2. Mapeamento Social Colaborativo Visibilizando as Territorialidades do Assentamento

A metodologia empregada na pesquisa inclui a elaboração de um mapeamento social colaborativo, participativo e crítico, com o objetivo de (re)significar a história social e cultural do assentamento, e de identificar as territorialidades produzidas pela comunidade. Inicialmente planejada como uma Cartografia Social, a metodologia foi adaptada devido a limitações de tempo e acesso aos assentados, resultando em três croquis manuais, um para cada núcleo do assentamento, que foram posteriormente unificados e digitalizados no software QGIS. Os assentados identificaram elementos importantes para eles no mapa: ruas, casas, açudes, fronteira com a Reserva Indígena Condá, tipos de produção, áreas de preservação permanente (APP) e a área de produção coletiva. A inclusão das coordenadas geográficas nas plataformas digitais, a partir do Google Earth, permitiu a construção do mapa final, tornando visíveis as territorialidades construídas pelos assentados, os conflitos territoriais e a luta contínua pelo acesso à terra e ao território. O conflito na fronteira com a Reserva Indígena Condá, demonstrado no mapa, aponta para o avanço indígena em terras do assentamento, um conflito que, apesar de tramitar na FUNAI, não afeta o objetivo comum das duas comunidades de conter o avanço do agronegócio e da expansão do latifúndio.

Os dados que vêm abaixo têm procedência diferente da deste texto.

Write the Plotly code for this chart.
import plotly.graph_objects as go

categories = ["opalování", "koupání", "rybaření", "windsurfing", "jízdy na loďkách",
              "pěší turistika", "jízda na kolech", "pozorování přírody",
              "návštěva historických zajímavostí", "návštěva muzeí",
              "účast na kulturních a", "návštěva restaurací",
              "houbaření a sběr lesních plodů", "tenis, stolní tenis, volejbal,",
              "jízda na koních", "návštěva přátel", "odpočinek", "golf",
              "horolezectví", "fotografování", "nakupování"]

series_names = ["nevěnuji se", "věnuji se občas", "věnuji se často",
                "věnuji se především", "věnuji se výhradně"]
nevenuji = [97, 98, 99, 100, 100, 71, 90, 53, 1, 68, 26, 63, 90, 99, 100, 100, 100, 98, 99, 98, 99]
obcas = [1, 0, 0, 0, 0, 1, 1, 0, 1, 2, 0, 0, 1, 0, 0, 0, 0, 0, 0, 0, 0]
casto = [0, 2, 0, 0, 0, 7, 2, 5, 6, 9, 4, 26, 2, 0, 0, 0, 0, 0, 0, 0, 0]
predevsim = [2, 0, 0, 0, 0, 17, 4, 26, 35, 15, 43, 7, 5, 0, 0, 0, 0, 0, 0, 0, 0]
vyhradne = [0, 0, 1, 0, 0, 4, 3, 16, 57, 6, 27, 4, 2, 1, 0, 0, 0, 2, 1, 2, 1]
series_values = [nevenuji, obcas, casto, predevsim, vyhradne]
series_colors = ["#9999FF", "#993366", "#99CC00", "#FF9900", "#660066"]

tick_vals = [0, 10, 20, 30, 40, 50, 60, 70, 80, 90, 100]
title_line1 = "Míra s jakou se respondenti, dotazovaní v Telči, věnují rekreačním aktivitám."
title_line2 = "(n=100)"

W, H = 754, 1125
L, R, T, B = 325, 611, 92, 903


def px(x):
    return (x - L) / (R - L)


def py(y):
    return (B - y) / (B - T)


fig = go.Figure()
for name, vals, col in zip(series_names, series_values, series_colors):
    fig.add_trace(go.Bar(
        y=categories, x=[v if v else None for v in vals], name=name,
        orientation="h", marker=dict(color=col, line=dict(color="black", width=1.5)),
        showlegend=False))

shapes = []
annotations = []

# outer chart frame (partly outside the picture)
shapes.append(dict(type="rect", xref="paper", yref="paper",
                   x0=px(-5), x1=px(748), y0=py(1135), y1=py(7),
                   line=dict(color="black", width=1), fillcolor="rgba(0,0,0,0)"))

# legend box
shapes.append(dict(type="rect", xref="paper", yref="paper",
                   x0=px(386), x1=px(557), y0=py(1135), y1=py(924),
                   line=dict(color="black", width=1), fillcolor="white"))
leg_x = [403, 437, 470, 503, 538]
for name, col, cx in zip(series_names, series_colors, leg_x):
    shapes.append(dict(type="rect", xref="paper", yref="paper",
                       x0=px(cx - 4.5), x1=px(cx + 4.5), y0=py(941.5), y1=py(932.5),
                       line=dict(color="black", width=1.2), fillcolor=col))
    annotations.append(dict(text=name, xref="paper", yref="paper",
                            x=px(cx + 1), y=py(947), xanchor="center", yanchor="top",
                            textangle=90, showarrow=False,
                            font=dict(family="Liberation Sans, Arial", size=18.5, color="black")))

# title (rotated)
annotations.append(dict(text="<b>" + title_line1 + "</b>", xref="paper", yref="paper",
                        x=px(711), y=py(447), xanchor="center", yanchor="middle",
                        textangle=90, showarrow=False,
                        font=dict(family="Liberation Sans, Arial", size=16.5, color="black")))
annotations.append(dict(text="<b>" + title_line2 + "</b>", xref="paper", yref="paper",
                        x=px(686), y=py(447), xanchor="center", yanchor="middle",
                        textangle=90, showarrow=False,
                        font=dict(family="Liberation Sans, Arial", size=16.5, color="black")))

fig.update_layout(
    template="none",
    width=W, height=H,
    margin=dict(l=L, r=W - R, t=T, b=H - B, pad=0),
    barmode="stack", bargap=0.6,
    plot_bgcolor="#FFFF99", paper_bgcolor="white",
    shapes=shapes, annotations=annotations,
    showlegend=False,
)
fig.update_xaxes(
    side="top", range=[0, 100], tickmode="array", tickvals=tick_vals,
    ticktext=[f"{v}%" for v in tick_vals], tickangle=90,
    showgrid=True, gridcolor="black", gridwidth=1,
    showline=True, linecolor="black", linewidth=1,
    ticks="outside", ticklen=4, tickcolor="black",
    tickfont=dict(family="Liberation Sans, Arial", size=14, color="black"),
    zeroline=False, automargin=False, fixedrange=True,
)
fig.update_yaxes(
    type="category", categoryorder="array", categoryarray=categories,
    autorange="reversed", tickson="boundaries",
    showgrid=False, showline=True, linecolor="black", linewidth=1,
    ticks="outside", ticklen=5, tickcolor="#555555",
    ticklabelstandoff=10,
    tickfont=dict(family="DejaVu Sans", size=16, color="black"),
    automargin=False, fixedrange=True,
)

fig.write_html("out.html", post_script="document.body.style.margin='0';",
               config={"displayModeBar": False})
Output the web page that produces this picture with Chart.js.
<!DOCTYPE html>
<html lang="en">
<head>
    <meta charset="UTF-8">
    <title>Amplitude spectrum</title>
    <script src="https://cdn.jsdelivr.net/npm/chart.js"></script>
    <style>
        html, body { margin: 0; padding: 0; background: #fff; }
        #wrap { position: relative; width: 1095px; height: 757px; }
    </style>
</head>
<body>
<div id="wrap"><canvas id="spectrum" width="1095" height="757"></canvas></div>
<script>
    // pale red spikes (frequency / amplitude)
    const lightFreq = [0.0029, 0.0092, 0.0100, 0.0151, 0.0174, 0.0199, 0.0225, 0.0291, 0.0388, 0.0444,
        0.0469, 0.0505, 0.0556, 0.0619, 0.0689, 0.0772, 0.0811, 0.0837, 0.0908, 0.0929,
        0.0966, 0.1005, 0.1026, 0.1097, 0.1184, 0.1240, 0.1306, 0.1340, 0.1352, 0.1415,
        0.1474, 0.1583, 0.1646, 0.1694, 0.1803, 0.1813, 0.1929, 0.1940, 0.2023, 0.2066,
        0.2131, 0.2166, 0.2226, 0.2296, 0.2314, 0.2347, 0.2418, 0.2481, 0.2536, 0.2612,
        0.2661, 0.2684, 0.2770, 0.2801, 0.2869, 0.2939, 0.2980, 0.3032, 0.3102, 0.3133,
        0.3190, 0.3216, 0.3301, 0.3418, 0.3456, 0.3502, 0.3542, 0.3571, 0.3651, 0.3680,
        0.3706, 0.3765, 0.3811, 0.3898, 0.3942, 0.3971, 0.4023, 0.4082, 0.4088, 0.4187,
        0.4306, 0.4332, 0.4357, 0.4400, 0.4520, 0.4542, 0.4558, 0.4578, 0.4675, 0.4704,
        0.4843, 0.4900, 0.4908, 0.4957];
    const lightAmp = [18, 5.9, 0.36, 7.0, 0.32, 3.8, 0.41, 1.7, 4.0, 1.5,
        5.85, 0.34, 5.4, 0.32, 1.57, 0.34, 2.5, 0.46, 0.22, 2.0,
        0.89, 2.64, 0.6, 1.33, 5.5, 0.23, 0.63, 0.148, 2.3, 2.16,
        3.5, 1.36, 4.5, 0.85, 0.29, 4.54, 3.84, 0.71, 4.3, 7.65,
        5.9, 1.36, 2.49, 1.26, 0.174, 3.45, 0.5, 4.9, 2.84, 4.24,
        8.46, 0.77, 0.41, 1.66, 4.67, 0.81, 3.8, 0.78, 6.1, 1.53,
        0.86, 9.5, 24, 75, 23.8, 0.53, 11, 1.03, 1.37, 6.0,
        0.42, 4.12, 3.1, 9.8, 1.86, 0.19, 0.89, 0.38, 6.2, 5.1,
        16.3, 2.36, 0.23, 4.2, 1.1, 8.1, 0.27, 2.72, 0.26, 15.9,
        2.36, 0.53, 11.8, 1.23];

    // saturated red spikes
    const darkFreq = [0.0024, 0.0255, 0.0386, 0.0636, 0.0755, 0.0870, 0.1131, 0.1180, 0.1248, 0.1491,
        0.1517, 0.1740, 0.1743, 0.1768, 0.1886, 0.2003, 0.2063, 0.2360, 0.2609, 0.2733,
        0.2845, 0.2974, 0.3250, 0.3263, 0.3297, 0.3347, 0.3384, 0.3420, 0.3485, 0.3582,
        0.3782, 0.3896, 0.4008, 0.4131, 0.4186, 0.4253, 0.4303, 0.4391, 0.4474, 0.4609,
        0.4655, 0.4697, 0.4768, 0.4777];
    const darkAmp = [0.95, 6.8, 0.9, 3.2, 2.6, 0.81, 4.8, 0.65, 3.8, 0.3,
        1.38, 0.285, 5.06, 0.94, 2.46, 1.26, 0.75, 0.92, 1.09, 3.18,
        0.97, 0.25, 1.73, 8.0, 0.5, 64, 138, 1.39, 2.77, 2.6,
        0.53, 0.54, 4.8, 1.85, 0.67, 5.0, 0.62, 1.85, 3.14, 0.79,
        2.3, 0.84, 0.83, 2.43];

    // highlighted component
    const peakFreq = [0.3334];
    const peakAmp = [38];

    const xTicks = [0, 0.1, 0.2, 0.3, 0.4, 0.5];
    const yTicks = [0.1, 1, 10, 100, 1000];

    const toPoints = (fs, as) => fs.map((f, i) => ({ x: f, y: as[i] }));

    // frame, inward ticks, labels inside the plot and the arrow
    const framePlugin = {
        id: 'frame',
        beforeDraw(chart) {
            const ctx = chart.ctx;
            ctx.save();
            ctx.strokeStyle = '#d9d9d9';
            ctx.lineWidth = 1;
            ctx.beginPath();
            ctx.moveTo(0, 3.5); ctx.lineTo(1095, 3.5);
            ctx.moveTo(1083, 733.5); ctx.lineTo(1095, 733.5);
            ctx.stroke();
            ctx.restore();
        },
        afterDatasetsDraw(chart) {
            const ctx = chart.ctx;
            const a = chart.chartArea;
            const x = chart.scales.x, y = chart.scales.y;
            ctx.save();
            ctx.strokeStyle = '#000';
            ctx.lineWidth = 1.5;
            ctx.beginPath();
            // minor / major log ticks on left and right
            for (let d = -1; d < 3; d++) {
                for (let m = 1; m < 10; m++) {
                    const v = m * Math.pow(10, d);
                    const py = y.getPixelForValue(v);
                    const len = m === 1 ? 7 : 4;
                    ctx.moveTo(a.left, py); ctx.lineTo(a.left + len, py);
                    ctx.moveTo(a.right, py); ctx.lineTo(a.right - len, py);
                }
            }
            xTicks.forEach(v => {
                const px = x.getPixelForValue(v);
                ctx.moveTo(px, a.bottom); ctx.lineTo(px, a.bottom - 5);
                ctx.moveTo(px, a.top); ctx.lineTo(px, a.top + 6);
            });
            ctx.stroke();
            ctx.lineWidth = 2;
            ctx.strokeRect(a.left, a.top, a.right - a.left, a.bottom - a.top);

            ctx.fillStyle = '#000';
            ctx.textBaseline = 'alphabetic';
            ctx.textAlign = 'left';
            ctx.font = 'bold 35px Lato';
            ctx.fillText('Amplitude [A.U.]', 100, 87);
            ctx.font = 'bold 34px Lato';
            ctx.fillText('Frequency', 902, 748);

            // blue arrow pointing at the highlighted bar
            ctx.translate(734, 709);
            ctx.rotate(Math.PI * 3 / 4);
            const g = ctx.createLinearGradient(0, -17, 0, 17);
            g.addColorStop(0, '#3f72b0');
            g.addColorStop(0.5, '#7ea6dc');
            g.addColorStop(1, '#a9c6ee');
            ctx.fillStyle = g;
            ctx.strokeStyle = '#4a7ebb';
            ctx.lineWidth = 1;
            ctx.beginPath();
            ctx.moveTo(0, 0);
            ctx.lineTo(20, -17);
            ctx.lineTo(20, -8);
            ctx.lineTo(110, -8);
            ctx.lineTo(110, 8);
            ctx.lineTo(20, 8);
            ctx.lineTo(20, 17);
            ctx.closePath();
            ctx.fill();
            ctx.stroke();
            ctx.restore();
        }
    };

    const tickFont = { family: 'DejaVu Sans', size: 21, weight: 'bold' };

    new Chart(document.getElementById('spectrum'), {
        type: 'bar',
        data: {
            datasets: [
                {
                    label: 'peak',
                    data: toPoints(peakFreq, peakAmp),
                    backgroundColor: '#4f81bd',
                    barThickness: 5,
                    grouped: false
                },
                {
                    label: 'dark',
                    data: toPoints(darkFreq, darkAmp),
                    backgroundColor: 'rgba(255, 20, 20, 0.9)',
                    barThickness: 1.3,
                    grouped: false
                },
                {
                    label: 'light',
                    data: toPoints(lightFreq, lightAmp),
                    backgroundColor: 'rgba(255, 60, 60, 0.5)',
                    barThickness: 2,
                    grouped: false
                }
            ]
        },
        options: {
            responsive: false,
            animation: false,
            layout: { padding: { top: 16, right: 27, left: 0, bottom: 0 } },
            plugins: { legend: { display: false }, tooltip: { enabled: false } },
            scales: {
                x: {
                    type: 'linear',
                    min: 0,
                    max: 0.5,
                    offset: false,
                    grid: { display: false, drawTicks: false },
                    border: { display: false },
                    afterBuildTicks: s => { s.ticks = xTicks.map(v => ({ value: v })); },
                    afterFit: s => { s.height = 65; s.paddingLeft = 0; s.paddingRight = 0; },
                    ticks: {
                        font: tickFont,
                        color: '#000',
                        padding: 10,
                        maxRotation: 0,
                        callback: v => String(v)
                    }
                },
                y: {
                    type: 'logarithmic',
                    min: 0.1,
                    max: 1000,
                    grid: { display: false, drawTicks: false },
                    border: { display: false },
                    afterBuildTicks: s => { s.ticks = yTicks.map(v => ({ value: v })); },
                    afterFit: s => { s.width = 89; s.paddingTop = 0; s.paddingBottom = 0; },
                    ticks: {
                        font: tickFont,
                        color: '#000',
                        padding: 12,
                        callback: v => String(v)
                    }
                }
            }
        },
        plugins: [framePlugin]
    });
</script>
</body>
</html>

3. Dez Anos de Assentamento Conquistas Desafios e a Persistência da Luta

A transição do acampamento para o assentamento, dez anos após a ocupação, é analisada como um processo marcado por conquistas na luta pela terra e pela articulação do MST, mas também por desafios que enfraquecem a perspectiva de permanência e resistência coletiva. A pesquisa observa a coexistência de elementos da ‘Ideologia do Desbravador’ com ações de r-existência e a busca por um projeto de reforma agrária popular. Iniciativas coletivas como a padaria ‘Sabor da Conquista’ e o grupo de costura ‘Costurando Sonhos’ são apresentadas, bem como os problemas que levaram ao seu desmantelamento. Conflitos internos relacionados a posse de terra e a inclusão de agregados, que não possuem a mesma identidade de Sem Terra, são analisados, bem como a questão estrutural de uma distribuição de terras que limita a produção e a sobrevivência apenas do assentamento, sobrecarregando alguns indivíduos com responsabilidades coletivas e a mínima assistência da prefeitura, que ainda não solucionou problemas cruciais de acesso às estradas do Assentamento. A estigmatização das comunidades tradicionais pela sociedade chapecoense e a ausência de formação política dentro do assentamento, devido à proximidade com a cidade, são fatores que dificultam a consolidação da identidade Sem Terra, mostrando que a luta pela terra é uma luta contínua e complexa.